«Золотой ключик» представлял собой авторскую переработку «Приключений Пиноккио» Карло Коллоди, что также было частью большого художественно-политического проекта того времени: Алексей Толстой, как и упоминавшийся выше Александр Волков, действовал не по собственному произволу. На I Всесоюзном съезде советских писателей в числе важных задач литературы было указано создание занимательных приключенческих произведений для старшего дошкольного и младшего школьного возраста. Поскольку СССР не подписал Конвенцию об авторских правах, то переработка известных зарубежных детских книг была, таким образом, в некотором смысле санкционирована «сверху»; ею занимались известные литераторы. Поэтому их тексты, по общему читательскому признанию, получились более динамичными, более лёгкими для восприятия в аудитории соответствующего возраста в сравнении с оригиналами[58]
. В образе деревянного мальчика Пиноккио подразумевались простые итальянские парни, введённые в заблуждение муссолиниевской пропагандой, и поэтому задача переработки книги Коллоди была ещё и в том, чтобы обезопасить его на случай преследований. Ведь в Италии были сильны и левые настроения, которые всячески подогревали и Коминтерн, и Общество итало-советской дружбы (его членами были и М. Горький, и А. Толстой). Однако Птушко в своём фильме поместил в подземелье волшебный корабль, на котором все герои улетают в счастливую страну «далёко-далёко за морем». Конечно, имелось в виду, что эта страна – не что иное, как Советский Союз, в котором осуществились все вековые мечтания угнетённого человечества, а вот в «буржуинстве», на территории Тарабарского короля, именем которого всё время заклинает полицейских Карабас-Барабас, всё равно жить не стоит.Такой финал экранизации Птушко вполне отвечал реалиям коммунистического движения тех лет, когда в СССР жили многие деятели Коминтерна (те из них, кто в оны времена избежал политических репрессий, впоследствии возглавили компартии социалистических стран). Но этот финал был бы совершенно иначе понят взрослыми зрителями и, естественно, цензорами 70-х гг.: полёт в страну за морем на корабле-самолёте мог быть воспринят как намёк на эмиграцию в США. Поэтому Леонид Нечаев вернулся к театральному финалу, но изменил его: после всех злоключений Буратино и его друзья попадают не в кукольный театр, а прямо на современную театральную сцену (эпизод снимался в Белорусском республиканском Театре юного зрителя) и исполняют задорную финальную песенку, которой аплодируют ребята, заполнившие зрительный зал. В этих ребятах узнаются, уже без грима, в современных одеждах, сами исполнители ролей – Дима Иосифов, Таня Проценко и др. Этот театрально-зрелищный финал как бы приглашает на сцену и юных зрителей фильма – поучаствовать в художественной самодеятельности, раскрыть свои дарования и, конечно, не относиться вполне всерьёз к сказочным приключениям деревянного мальчика.

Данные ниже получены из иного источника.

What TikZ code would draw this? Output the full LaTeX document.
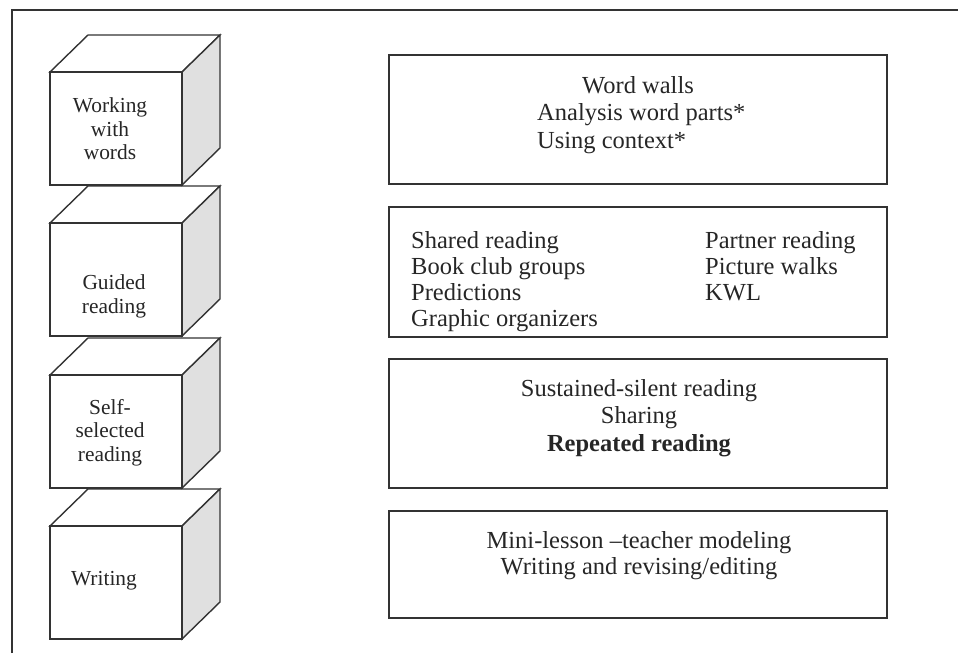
\documentclass[tikz,border=0pt]{standalone}
\usepackage{fontspec}
\setmainfont{Liberation Serif}
\begin{document}
\begin{tikzpicture}[x=1pt,y=-1pt,line join=miter]
\tikzset{
  ln/.style={draw=black!80, line width=1.4pt},
  sideface/.style={fill=black!12},
  boxtext/.style={font=\fontsize{24.5}{27.5}\selectfont, inner sep=0pt, text=black!85},
  boxtextb/.style={font=\fontsize{24.5}{26}\selectfont, inner sep=0pt, text=black!85},
  cubetext/.style={font=\fontsize{21.4}{23.5}\selectfont, align=center, inner sep=0pt, text=black!85},
}
\useasboundingbox (0,0) rectangle (958,653);
% frame
\draw[ln] (12,653) -- (12,10) -- (958,10);
% cubes (bottom first)
\foreach \t in {526,375,223,72} {
  \draw[ln, fill=white] (50,\t) -- ++(38,-37) -- ++(132,0) -- ++(-38,37) -- cycle;
  \draw[ln, sideface] (182,\t) -- ++(38,-37) -- ++(0,113) -- ++(-38,37) -- cycle;
  \draw[ln, fill=white] (50,\t) rectangle ++(132,113);
}
\node[cubetext] (t1) at (110,129) {Working\\with\\words};
\node[cubetext] (t2) at (114,296.5) {Guided\\reading};
\node[cubetext] (t3) at (110,432.5) {Self-\\selected\\reading};
\node[cubetext] (t4) at (104,581) {Writing};
% right boxes
\draw[ln] (389,55) rectangle (887,184);
\draw[ln] (389,207) rectangle (887,337);
\draw[ln] (389,359) rectangle (887,488);
\draw[ln] (389,511) rectangle (887,618);
\node[boxtext, align=left, anchor=west] (b1) at (537,115) {\hspace*{45pt}Word walls\\Analysis word parts*\\Using context*};
\node[boxtextb, align=left, anchor=west] (b2l) at (411,282) {Shared reading\\Book club groups\\Predictions\\Graphic organizers};
\node[boxtextb, align=left, anchor=west] (b2r) at (705,266) {Partner reading\\Picture walks\\KWL};
\node[boxtext, align=center] (b3) at (639,418) {Sustained-silent reading\\Sharing\\\textbf{Repeated reading}};
\node[boxtextb, align=center] (b4) at (639,556) {Mini-lesson --teacher modeling\\Writing and revising/editing};
\end{tikzpicture}
\end{document}
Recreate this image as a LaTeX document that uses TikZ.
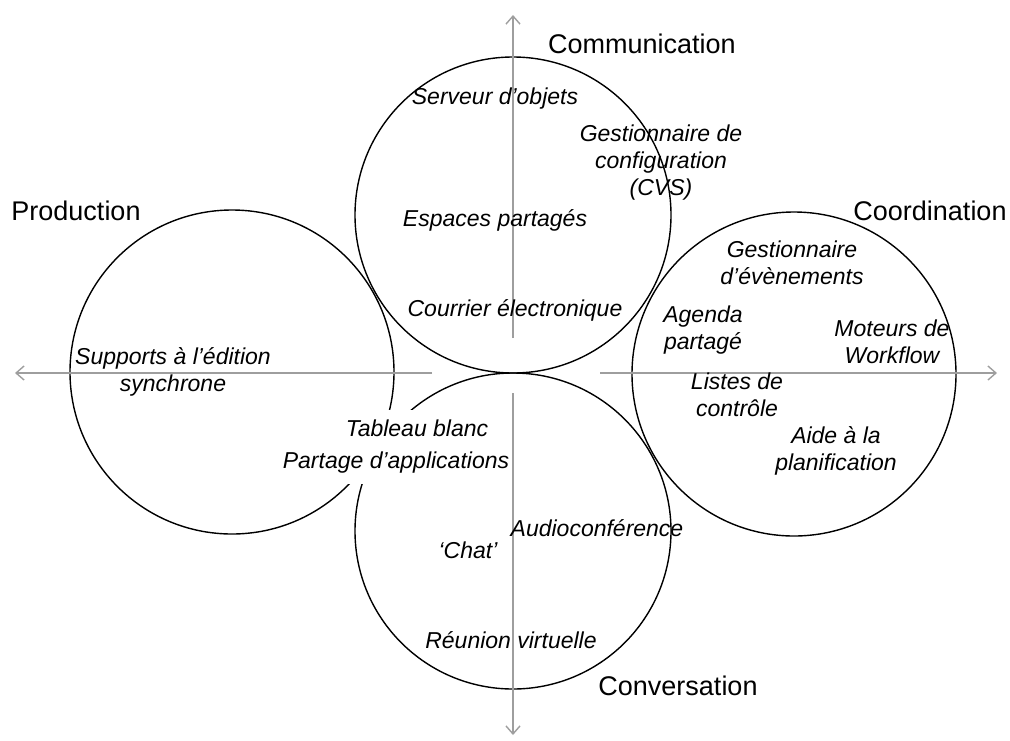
\documentclass[tikz,border=0pt]{standalone}
\usepackage{fontspec}
\setmainfont{Liberation Sans}
\usetikzlibrary{arrows.meta}
\begin{document}
\begin{tikzpicture}[x=1pt,y=-1pt,
  axis/.style={draw=black!38,line width=1.4pt,-{Straight Barb[length=8pt,width=14pt]}},
  ring/.style={draw=black,line width=1.4pt},
  head/.style={font=\fontsize{27}{31}\selectfont,inner sep=0pt},
  lbl/.style={font=\fontsize{23}{27}\selectfont\itshape,align=center,inner sep=0pt},
  lblw/.style={lbl,fill=white,inner xsep=1pt,inner ysep=10pt}]
\useasboundingbox (0,0) rectangle (1010,740);
% circles
\draw[ring] (513,215) circle [radius=158];
\draw[ring] (513,531) circle [radius=158];
\draw[ring] (232,372) circle [radius=162];
\draw[ring] (794,374) circle [radius=162];
% axes
\coordinate (hl0) at (432,373); \coordinate (hl1) at (15,373);
\coordinate (hr0) at (600,373); \coordinate (hr1) at (997,373);
\coordinate (vt0) at (513,338); \coordinate (vt1) at (513,15);
\coordinate (vb0) at (513,393); \coordinate (vb1) at (513,735);
\draw[axis] (hl0) -- (hl1);
\draw[axis] (hr0) -- (hr1);
\draw[axis] (vt0) -- (vt1);
% labels
\node[lblw] (tab) at (417,428) {Tableau blanc};
\node[lblw] (part) at (396,463) {Partage d’applications};
\draw[axis] (vb0) -- (vb1);
% headings
\node[head] (com) at (642,44) {Communication};
\node[head] (prod) at (76,211) {Production};
\node[head] (coord) at (930,211) {Coordination};
\node[head] (conv) at (678,686) {Conversation};
\node[lbl] (serv) at (495,99) {Serveur d’objets};
\node[lbl] (gconf) at (661,163) {Gestionnaire de\\configuration\\(CVS)};
\node[lbl] (esp) at (495,220) {Espaces partagés};
\node[lbl] (cour) at (515,310) {Courrier électronique};
\node[lbl] (supp) at (173,372) {Supports à l’édition\\synchrone};
\node[lbl] (audio) at (597,528) {Audioconférence};
\node[lbl] (chat) at (468,550) {‘Chat’};
\node[lbl] (reun) at (511,640) {Réunion virtuelle};
\node[lbl] (gev) at (792,263) {Gestionnaire\\d’évènements};
\node[lbl] (agen) at (703,330) {Agenda\\partagé};
\node[lbl] (mot) at (892,342) {Moteurs de\\Workflow};
\node[lbl] (list) at (737,395) {Listes de\\contrôle};
\node[lbl] (aide) at (836,451) {Aide à la\\planification};
\end{tikzpicture}
\end{document}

Огромный успех фильма был отчасти обусловлен именно готовностью детской и подростковой аудитории к восприятию театральной условности на киноэкране. Нечаева тут же пригласили в Москву, и он в таком же театрализованном стиле снял следующий телефильм «Про Красную Шапочку. Продолжение старой сказки» (1977). Правда, сюжет этого фильма стал как бы продолжением сюжета сказки: сценаристу Инне Веткиной пришлось «дописать» текст Шарля Перро. В костюмах действующих лиц заметны скорее западнославянские, нежели французские мотивы, а в сюжете – эколого-зоозащитные: злые люди выглядят страшнее волков, а волки, поняв, что они побеждены и сельчане идут на помощь Красной Шапочке, сами уходят в лес.